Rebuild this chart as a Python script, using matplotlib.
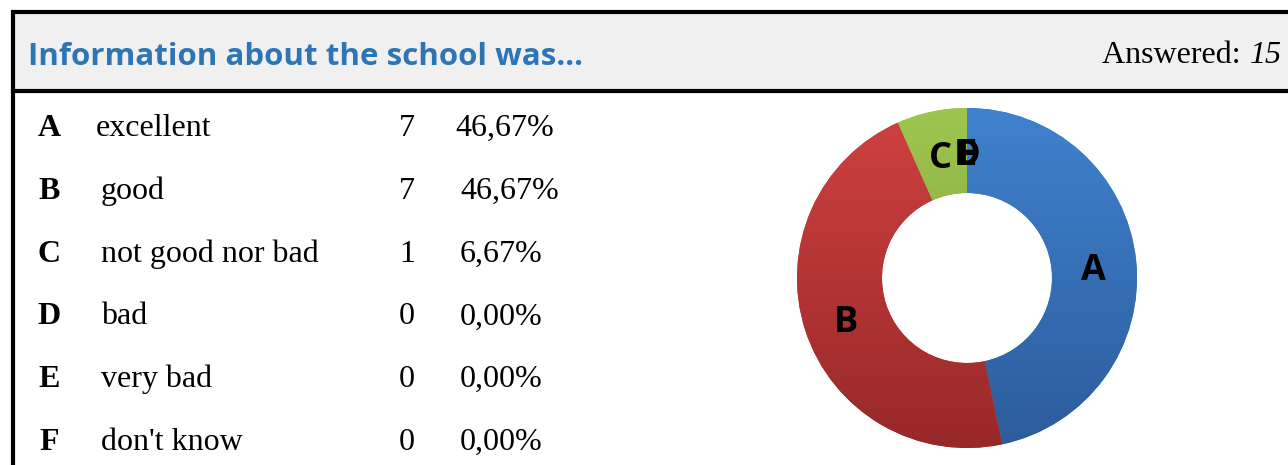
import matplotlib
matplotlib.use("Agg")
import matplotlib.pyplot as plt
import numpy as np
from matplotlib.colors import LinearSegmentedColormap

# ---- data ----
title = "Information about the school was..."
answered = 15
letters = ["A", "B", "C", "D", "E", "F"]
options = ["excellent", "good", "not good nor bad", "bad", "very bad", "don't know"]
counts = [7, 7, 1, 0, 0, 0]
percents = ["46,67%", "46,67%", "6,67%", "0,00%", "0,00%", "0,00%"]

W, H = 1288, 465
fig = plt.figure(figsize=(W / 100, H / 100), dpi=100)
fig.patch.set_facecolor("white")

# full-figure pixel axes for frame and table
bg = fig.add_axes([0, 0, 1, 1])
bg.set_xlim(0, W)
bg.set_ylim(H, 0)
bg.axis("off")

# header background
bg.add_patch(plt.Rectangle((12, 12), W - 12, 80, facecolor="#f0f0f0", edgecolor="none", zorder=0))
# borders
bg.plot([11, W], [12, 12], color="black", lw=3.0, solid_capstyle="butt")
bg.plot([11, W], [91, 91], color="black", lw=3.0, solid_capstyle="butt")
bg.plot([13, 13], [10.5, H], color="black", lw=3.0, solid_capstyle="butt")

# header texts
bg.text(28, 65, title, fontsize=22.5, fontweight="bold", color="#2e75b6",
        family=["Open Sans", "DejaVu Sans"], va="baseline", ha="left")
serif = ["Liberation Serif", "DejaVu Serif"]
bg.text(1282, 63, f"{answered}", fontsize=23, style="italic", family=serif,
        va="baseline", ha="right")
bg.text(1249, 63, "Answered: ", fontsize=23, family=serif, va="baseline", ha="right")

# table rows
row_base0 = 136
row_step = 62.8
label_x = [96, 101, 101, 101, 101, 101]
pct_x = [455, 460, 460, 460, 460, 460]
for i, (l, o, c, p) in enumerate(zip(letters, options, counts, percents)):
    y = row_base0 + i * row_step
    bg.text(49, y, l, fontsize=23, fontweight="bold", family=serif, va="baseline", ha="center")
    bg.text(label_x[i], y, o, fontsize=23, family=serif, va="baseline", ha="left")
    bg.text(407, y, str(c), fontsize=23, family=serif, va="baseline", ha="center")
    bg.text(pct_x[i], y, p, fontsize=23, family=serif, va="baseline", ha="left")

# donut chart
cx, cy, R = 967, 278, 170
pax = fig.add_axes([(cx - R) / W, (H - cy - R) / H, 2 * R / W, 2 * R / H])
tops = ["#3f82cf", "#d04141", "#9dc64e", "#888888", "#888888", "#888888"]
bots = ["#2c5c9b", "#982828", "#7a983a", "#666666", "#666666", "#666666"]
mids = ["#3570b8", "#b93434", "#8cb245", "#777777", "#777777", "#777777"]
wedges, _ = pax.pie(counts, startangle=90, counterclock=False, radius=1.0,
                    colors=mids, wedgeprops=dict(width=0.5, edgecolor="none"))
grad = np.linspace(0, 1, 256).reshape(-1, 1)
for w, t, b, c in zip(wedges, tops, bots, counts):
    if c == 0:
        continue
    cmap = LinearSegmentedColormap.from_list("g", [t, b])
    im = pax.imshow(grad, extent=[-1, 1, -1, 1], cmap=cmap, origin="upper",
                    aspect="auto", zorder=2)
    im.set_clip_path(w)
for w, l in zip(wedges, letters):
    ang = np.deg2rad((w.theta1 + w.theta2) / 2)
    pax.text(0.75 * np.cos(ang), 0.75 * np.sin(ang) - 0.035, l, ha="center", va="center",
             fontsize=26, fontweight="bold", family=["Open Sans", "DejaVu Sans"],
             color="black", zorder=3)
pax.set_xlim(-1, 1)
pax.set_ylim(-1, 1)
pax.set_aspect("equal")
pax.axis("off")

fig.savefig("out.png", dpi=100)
* * *
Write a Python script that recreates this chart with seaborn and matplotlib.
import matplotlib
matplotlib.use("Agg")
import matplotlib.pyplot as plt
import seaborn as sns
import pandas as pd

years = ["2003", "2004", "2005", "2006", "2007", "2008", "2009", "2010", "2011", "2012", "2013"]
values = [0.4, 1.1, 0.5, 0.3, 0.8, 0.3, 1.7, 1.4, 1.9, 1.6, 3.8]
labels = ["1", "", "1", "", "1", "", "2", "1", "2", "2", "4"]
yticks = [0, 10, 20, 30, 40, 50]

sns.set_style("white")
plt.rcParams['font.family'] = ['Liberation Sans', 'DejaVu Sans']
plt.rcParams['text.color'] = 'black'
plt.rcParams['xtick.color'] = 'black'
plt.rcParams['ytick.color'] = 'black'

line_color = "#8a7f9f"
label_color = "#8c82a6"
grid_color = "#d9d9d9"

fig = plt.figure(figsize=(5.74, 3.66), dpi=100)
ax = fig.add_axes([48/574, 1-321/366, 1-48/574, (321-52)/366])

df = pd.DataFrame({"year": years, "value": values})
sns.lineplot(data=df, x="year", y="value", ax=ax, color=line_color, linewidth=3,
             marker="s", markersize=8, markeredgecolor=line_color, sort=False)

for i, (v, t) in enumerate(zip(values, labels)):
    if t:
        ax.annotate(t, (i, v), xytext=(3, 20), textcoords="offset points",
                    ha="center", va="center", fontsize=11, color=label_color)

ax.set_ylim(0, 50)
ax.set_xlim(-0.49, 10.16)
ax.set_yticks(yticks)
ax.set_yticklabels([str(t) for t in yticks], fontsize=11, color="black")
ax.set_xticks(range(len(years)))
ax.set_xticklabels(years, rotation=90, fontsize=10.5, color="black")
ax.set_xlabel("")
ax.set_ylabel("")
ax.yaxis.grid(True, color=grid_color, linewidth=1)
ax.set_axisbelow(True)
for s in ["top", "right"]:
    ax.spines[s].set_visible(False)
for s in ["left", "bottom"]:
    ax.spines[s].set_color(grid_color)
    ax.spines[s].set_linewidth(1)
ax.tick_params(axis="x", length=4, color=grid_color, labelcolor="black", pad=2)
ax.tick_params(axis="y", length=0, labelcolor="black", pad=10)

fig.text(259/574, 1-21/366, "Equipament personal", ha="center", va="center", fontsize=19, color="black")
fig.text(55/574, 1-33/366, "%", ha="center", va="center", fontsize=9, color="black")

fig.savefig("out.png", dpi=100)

GOAL:
Pick out and copy the lines of the entries that hold the string "script".

CORRECT OUTPUT:
Rebuild this chart as a Python script, using matplotlib.
Write a Python script that recreates this chart with seaborn and matplotlib.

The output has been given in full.